Help students see the relevance and usefulness of concept maps. Thoughtfully constructed concepts maps can help students develop a richer understanding of course content and identify where their understanding is weak. Also, do enough concept maps to support the refinement of students’ thinking, but not so many that they develop concept map fatigue.
Use “specs” grading approach to cut down on the overhead in grading. This grading approach will help educators avoid grading every little detail, which has the potential to making grading tedious for the educator and not always as informative for the students.
Debrief students on the assignment. When handing the written assignment back to students, take a few minutes to debrief what you saw in the reflections.
Provide opportunities to catch and correct misconceptions. Do not let misconceptions take root and grow. Some options for evaluating and correcting concept maps include: providing brief feedback along with your specs grading, giving general feedback to the class, having students conduct peer reviews, having students collaborate on concept map construction or revision, or having students compare their maps to an “expert” concept map.
What was the inspiration for the reflection activity? In exploring the use of concept maps for this course, my thinking was influenced by my: (1) use of concept maps as an advance organizer in a different course; (2) interest in the scholarly problem solving work of Educational Psychologist David Jonassen; and (3) collaboration with colleagues at Virginia Tech.

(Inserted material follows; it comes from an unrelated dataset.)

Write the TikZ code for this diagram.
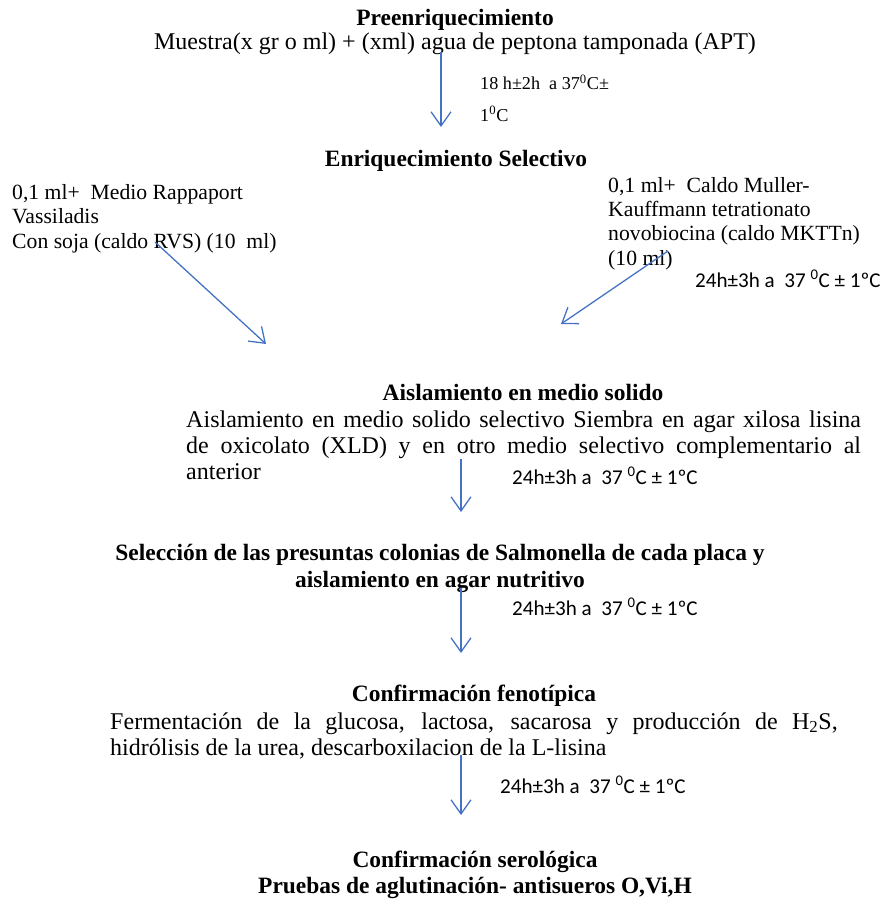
\documentclass[tikz,border=0pt]{standalone}
\usepackage{fontspec}
\setmainfont{Liberation Serif}
\newfontfamily\calibrifont{Carlito}
\usetikzlibrary{arrows.meta}
\pgfdeclarelayer{edgelayer}
\pgfdeclarelayer{nodelayer}
\pgfsetlayers{nodelayer,edgelayer,main}
\definecolor{arrowblue}{RGB}{68,114,196}
\tikzstyle{none} = [inner sep=0pt]
\tikzstyle{heading} = [inner sep=0pt, align=center, font=\fontsize{20}{22.2}\selectfont\bfseries]
\tikzstyle{body} = [inner sep=0pt, font=\fontsize{20.5}{22.6}\selectfont]
\tikzstyle{medio} = [inner sep=0pt, align=left, font=\fontsize{18.5}{20.5}\selectfont]
\tikzstyle{tiempo} = [inner sep=0pt, font=\calibrifont\fontsize{18}{21}\selectfont]
\tikzstyle{new edge style 0}=[draw=arrowblue, line width=1.1pt, -{Straight Barb[length=12pt,width=17pt,line width=1.1pt]}]

\begin{document}
\begin{tikzpicture}[x=0.03cm, y=-0.03cm]
	\useasboundingbox (0,0) rectangle (893,901);
	\begin{pgfonlayer}{nodelayer}
		\node [style=heading, anchor=base] (0) at (455,26) {Preenriquecimiento};
		\node [style=body, anchor=base] (1) at (455,50) {Muestra(x gr o ml) + (xml) agua de peptona tamponada (APT)};
		\node [style=none, anchor=base west, align=left, font=\fontsize{15.5}{26.5}\selectfont] (2) at (480,121) {18 h±2h\ \ a 37\textsuperscript{0}C±\\1\textsuperscript{0}C};
		\node [style=heading, anchor=base] (3) at (456,167) {Enriquecimiento Selectivo};
		\node [style=medio, anchor=base west] (4) at (12,248) {0,1 ml+\ \ Medio Rappaport\\Vassiladis\\Con soja (caldo RVS) (10\ \ ml)};
		\node [style=medio, anchor=base west] (5) at (608,265) {0,1 ml+\ \ Caldo Muller-\\Kauffmann tetrationato\\novobiocina (caldo MKTTn)\\(10 ml)};
		\node [style=tiempo, anchor=base west] (6) at (695,287) {24h±3h a\ \ 37 \textsuperscript{0}C ± 1ºC};
		\node [style=heading, anchor=base] (7) at (523,400) {Aislamiento en medio solido};
		\node [style=body, anchor=base west, text width=576pt, align=justify] (8) at (186,427) {Aislamiento en medio solido selectivo Siembra en agar xilosa lisina\linebreak de oxicolato (XLD) y en otro medio selectivo complementario al\linebreak anterior};
		\node [style=tiempo, anchor=base west] (9) at (512,484) {24h±3h a\ \ 37 \textsuperscript{0}C ± 1ºC};
		\node [style=heading, anchor=base] (10) at (440,587) {Selección de las presuntas colonias de Salmonella de cada placa y\\aislamiento en agar nutritivo};
		\node [style=tiempo, anchor=base west] (11) at (512,615) {24h±3h a\ \ 37 \textsuperscript{0}C ± 1ºC};
		\node [style=heading, anchor=base] (12) at (474,701) {Confirmación fenotípica};
		\node [style=body, anchor=base west, text width=621pt, align=justify] (13) at (110,729) {Fermentación de la glucosa, lactosa, sacarosa y producción de H\textsubscript{2}S,\linebreak hidrólisis de la urea, descarboxilacion de la L-lisina};
		\node [style=tiempo, anchor=base west] (14) at (500,793) {24h±3h a\ \ 37 \textsuperscript{0}C ± 1ºC};
		\node [style=heading, anchor=base] (15) at (475,893) {Confirmación serológica\\Pruebas de aglutinación- antisueros O,Vi,H};
		\node [style=none] (20) at (441,52) {};
		\node [style=none] (21) at (441,127) {};
		\node [style=none] (22) at (155,242) {};
		\node [style=none] (23) at (266,344) {};
		\node [style=none] (24) at (668,251) {};
		\node [style=none] (25) at (561,324) {};
		\node [style=none] (26) at (461,459) {};
		\node [style=none] (27) at (461,512) {};
		\node [style=none] (28) at (461,588) {};
		\node [style=none] (29) at (461,653) {};
		\node [style=none] (30) at (461,755) {};
		\node [style=none] (31) at (461,815) {};
	\end{pgfonlayer}
	\begin{pgfonlayer}{edgelayer}
		\draw [style=new edge style 0] (20.center) to (21.center);
		\draw [style=new edge style 0] (22.center) to (23.center);
		\draw [style=new edge style 0] (24.center) to (25.center);
		\draw [style=new edge style 0] (26.center) to (27.center);
		\draw [style=new edge style 0] (28.center) to (29.center);
		\draw [style=new edge style 0] (30.center) to (31.center);
	\end{pgfonlayer}
\end{tikzpicture}
\end{document}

Previously in a different course, I had used a concept map as an advanced organizer, as a way to show the progression and connections of the concepts. I started thinking that it was a good first step for students to see how others think the content is structured, but I was curious what would happen if I asked them to articulate how the class content was structured and interconnected.

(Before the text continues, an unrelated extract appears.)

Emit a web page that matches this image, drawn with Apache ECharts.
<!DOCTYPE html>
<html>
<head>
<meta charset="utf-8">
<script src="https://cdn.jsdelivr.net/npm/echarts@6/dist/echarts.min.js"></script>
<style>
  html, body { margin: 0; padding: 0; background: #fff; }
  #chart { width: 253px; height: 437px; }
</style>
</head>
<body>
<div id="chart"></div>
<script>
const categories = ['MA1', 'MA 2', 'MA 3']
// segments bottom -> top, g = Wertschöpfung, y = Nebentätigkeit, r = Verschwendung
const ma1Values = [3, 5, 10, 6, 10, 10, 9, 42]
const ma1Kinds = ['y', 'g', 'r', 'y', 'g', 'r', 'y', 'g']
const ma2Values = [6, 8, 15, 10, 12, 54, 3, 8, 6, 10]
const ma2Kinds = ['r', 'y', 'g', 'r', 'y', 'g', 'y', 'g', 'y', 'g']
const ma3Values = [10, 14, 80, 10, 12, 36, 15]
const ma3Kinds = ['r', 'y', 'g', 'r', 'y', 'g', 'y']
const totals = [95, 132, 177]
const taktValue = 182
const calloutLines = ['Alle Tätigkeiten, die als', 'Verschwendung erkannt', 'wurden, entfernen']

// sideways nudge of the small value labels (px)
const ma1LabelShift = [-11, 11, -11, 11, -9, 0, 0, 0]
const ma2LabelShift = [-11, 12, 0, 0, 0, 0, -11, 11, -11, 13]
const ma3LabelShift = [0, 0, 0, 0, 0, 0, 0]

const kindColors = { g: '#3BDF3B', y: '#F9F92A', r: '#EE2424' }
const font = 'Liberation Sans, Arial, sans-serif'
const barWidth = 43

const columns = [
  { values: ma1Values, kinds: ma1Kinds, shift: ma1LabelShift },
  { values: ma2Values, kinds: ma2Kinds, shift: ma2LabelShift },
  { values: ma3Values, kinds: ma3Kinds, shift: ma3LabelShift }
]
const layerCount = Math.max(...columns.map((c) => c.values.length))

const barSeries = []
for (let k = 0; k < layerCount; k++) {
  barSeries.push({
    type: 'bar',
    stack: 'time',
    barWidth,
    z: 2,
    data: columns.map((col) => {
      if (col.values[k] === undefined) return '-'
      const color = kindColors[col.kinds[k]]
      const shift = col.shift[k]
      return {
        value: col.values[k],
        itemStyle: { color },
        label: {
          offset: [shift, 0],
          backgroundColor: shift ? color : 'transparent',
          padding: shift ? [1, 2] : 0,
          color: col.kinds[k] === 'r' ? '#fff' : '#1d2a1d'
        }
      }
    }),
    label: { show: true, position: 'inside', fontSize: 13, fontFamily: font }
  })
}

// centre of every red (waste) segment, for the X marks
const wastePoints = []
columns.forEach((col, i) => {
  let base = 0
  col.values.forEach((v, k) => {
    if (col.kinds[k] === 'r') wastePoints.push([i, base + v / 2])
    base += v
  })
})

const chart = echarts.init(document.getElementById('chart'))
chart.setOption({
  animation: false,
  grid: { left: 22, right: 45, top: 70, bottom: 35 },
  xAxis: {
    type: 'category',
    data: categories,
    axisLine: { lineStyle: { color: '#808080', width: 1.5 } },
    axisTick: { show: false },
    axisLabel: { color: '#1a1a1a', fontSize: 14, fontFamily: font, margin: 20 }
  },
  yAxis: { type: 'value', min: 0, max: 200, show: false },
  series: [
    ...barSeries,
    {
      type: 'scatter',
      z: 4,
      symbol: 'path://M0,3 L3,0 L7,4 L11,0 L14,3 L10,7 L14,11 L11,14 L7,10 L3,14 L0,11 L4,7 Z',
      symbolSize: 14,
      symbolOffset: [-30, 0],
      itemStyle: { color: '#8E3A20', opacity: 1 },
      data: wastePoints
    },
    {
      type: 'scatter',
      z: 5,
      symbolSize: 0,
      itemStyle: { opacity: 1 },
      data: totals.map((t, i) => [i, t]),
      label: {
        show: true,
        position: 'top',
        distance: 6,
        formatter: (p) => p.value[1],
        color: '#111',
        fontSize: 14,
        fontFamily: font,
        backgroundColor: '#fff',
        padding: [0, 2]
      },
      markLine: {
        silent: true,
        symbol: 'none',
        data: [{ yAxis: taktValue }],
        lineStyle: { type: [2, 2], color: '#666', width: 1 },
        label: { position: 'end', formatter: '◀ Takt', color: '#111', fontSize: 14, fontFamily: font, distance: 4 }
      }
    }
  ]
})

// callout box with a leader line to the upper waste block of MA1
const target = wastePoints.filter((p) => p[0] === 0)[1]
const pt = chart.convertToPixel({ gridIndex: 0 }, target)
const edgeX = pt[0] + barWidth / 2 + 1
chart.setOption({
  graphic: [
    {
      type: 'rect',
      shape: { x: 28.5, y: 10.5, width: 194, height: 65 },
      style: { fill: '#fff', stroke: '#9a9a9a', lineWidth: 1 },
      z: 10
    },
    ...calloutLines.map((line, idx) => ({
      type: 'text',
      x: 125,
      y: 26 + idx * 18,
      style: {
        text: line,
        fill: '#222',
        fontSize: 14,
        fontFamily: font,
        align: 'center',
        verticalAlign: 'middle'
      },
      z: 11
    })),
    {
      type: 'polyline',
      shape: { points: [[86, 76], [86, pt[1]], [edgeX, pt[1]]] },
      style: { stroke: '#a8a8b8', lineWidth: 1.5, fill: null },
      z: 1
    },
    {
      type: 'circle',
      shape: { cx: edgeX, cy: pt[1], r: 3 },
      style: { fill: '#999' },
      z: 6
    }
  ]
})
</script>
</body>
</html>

This class and the overall problem solving module, were largely influenced by the work of David Jonassen in his book “Learning to Solve Problems: A Handbook for Designing Problem-Solving Learning Environments.” In this work, Jonassen emphasizes the importance of key cognitive tasks or skills that support ill-structured problem solving.

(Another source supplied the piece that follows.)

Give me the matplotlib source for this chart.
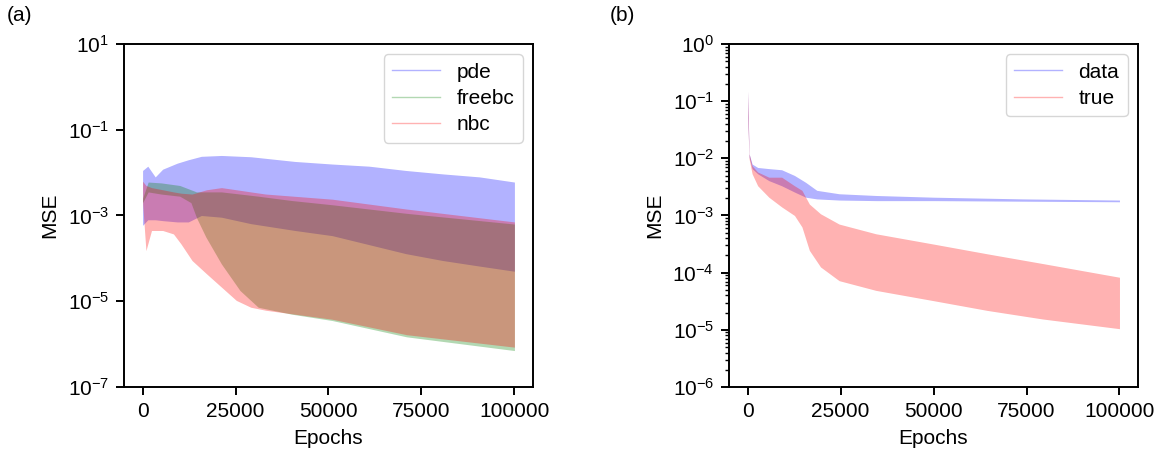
import numpy as np
import matplotlib
matplotlib.use("Agg")
import matplotlib.pyplot as plt
from matplotlib.lines import Line2D

plt.rcParams['font.family'] = ['Liberation Sans', 'DejaVu Sans']
plt.rcParams['font.size'] = 15

# ---- panel (a): envelopes of the noisy loss curves, log10(MSE) ----
pde_ep = [0, 1400, 3400, 5400, 9300, 12300, 15800, 21200, 29100, 41000, 51000, 60900, 70800, 80700, 90600, 100000]
pde_hi = [-1.95, -1.85, -2.1, -1.92, -1.78, -1.7, -1.62, -1.6, -1.63, -1.74, -1.8, -1.85, -1.95, -2.03, -2.1, -2.22]
pde_lo = [-3.23, -3.1, -3.1, -3.12, -3.15, -3.15, -3.0, -3.04, -3.19, -3.35, -3.47, -3.68, -3.89, -4.05, -4.18, -4.30]

freebc_ep = [0, 1500, 5000, 10000, 13000, 14500, 17000, 21200, 26200, 31100, 40000, 51000, 71000, 100000]
freebc_hi = [-2.6, -2.22, -2.24, -2.3, -2.4, -2.45, -2.45, -2.45, -2.5, -2.55, -2.65, -2.75, -2.95, -3.2]
freebc_lo = [-2.7, -2.45, -2.5, -2.55, -2.7, -3.05, -3.5, -4.13, -4.75, -5.14, -5.3, -5.45, -5.83, -6.15]

nbc_ep = [0, 900, 2400, 5400, 8300, 10300, 13300, 17200, 21200, 25200, 29100, 33100, 51000, 71000, 100000]
nbc_hi = [-2.2, -2.3, -2.35, -2.4, -2.45, -2.48, -2.5, -2.4, -2.35, -2.4, -2.45, -2.5, -2.62, -2.85, -3.15]
nbc_lo = [-2.7, -3.82, -3.35, -3.35, -3.43, -3.66, -4.05, -4.36, -4.67, -4.98, -5.14, -5.21, -5.42, -5.78, -6.07]

# ---- panel (b) ----
data_ep = [0, 400, 1200, 2700, 5700, 9150, 12600, 15600, 18600, 24600, 34500, 50000, 74300, 100000]
data_hi = [-0.82, -1.92, -2.10, -2.16, -2.18, -2.20, -2.30, -2.42, -2.56, -2.62, -2.65, -2.68, -2.71, -2.73]
data_lo = [-1.28, -1.98, -2.18, -2.27, -2.39, -2.48, -2.59, -2.68, -2.71, -2.73, -2.74, -2.74, -2.75, -2.76]

true_ep = [0, 400, 1200, 2700, 5700, 9150, 12600, 14600, 16600, 19600, 24600, 34500, 50000, 64400, 79300, 100000]
true_hi = [-0.82, -1.92, -2.13, -2.24, -2.33, -2.33, -2.48, -2.56, -2.80, -2.97, -3.15, -3.32, -3.50, -3.67, -3.84, -4.08]
true_lo = [-1.28, -2.01, -2.27, -2.48, -2.68, -2.85, -3.00, -3.20, -3.61, -3.90, -4.14, -4.31, -4.49, -4.66, -4.81, -4.98]


def band(ax, ep, lo, hi, color):
    ax.fill_between(ep, 10.0 ** np.array(lo), 10.0 ** np.array(hi),
                    color=color, alpha=0.3, lw=0)


fig = plt.figure(figsize=(11.62, 4.58), dpi=100)
ax1 = fig.add_axes([0.1067, 0.155, 0.352, 0.749])
ax2 = fig.add_axes([0.6274, 0.155, 0.352, 0.749])

band(ax1, pde_ep, pde_lo, pde_hi, 'b')
band(ax1, freebc_ep, freebc_lo, freebc_hi, 'g')
band(ax1, nbc_ep, nbc_lo, nbc_hi, 'r')
band(ax2, data_ep, data_lo, data_hi, 'b')
band(ax2, true_ep, true_lo, true_hi, 'r')

for ax in (ax1, ax2):
    ax.set_yscale('log')
    ax.set_xlim(-5000, 105000)
    ax.set_xticks([0, 25000, 50000, 75000, 100000])
    ax.set_xlabel('Epochs', labelpad=6)
    ax.set_ylabel('MSE', labelpad=6)
    ax.tick_params(which='major', length=5.8, width=1.4, pad=5)
    ax.tick_params(which='minor', length=3.2, width=1.0)
    for s in ax.spines.values():
        s.set_linewidth(1.4)

ax1.set_ylim(1e-7, 1e1)
ax1.set_yticks([1e1, 1e-1, 1e-3, 1e-5, 1e-7])
ax1.minorticks_off()
ax1.tick_params(axis='x', which='minor', bottom=False)
ax2.set_ylim(1e-6, 1e0)
ax2.tick_params(axis='x', which='minor', bottom=False)

h1 = [Line2D([], [], color=c, alpha=0.3, lw=1) for c in ('b', 'g', 'r')]
ax1.legend(h1, ['pde', 'freebc', 'nbc'], loc='upper right', handlelength=2.3,
           borderpad=0.4, labelspacing=0.35)
h2 = [Line2D([], [], color=c, alpha=0.3, lw=1) for c in ('b', 'r')]
ax2.legend(h2, ['data', 'true'], loc='upper right', handlelength=2.3,
           borderpad=0.4, labelspacing=0.35)

fig.text(0.006, 0.966, '(a)', va='center')
fig.text(0.525, 0.966, '(b)', va='center')

fig.savefig('out.png', dpi=100)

My primary influence came from talking with other people teaching this class at Virginia Tech. In redesigning the class, one of the learning objectives was to help students learn how to work through an authentic engineering task. In my search of approaches to help students assimilate their understanding and experience of problem solving, one pedagogical approach that seemed promising was concept maps. What were particularly salient about concept maps were the differences between expert and novice knowledge and the frameworks that experts have versus the sparsely populated, less connected information that students typically have. I saw concept maps as a way of promoting richer interconnection of content and elaboration around content within that conceptual space.